Avoid jogging or biking with your dog during midday hours and keep outings a bit shorter. Forest preserve hikes offer shade and soft footing. Remember flea and tick prevention, and bring along plenty of water for both of you. In the city, outdoor eateries and parks offer social opportunities. Your dog likes to people watch as much as you do, but be aware of fast-approaching children and dogs looking to smooch your pooch. If your dog is happy, his body language is relaxed with a wagging tail and normal posture. Watch for stiffness and staring, which could indicate stress or avoidance behavior like backing up and hiding behind you. Always be ready to redirect your dog with a quick “Come” command, turning him away from potential trouble and right back to you. Offer praise and a tasty treat for his quick response.  

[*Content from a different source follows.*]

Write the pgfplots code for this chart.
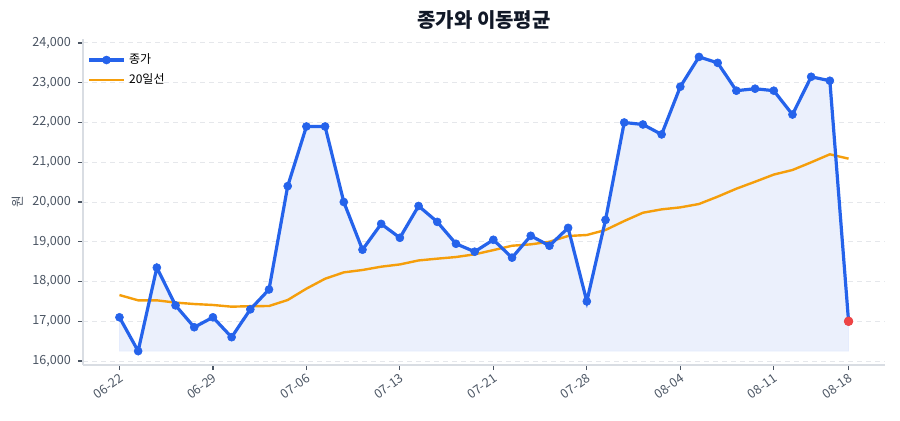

improve your dog’s social skills at the same time. Staycation

Be a party animal at home this summer and improve your dog’s social skills at the same time. Plan a dog-friendly gathering with a few friends. Encourage pals to bring their compatible dogs, on a leash of course, and plan to have your dog greet their arrival outside.  Dogs are territorial, so the outside meet and greet on neutral ground work best. Establish a few house rules and keep leashes on at first until you feel comfortable with the canine combinations.  

 

Make your place inviting for four-footed guests with a few freshly laundered bath mats or dog beds out on your deck for lounging.  Attach a mister to your hose for a real spa atmosphere and watch the water dogs play.  You can make some cool treats ahead of time by freezing a mixture of water and chicken broth in ice cube trays, or freeze ready-made dog smoothies available at pet boutiques.  Separate the dogs when giving treats to minimize squabbling and keep the party atmosphere going.

 

Inside, a couple of gated-off areas can help relax a canine guest that needs a break from the action. Instead of a cramped crate, a gate allows the dog to have a roomy, comfortable area without feeling exiled. Richell USA makes furniture quality, eco-friendly gates and room dividers that channel your inner designer. The Convertible Elite Pet Gate is the gold standard, functioning as a walk-through gate, pen, or room divider and expanding to fit wide openings. 

Get Away

Outdoorsy dogs and their like-minded owners may enjoy overnight trips to state parks and camping sites close to home. Look for dog-friendly parks that offer plenty of walking trails and a variety of terrain. Keep your dog’s happy attitude and physical condition in mind. If he shows signs of tiring, take a good rest and chill out in the shade with some water.

 

Embrace an upscale adventure by checking into dog-friendly hotels close to home. Pamper yourself and your pooch at one of a growing number of luxury hotels that welcome dogs with extras like toys, treats and even turn-down service in their own dog beds that match the décor of the room. The Loews luxury hotel chain has made welcoming dogs into an art form, with special food and water bowls, room service with healthy selections, and even a personal note from the manager recommending nearby dog-friendly cafes and parks.

 

Our dogs love a good time as much as we do. Summer serves up dewy mornings for exercise and adventure, lazy afternoons for lounging, and cool evenings for neighborhood walking. You’ll find summer’s time well spent in the company of your dog.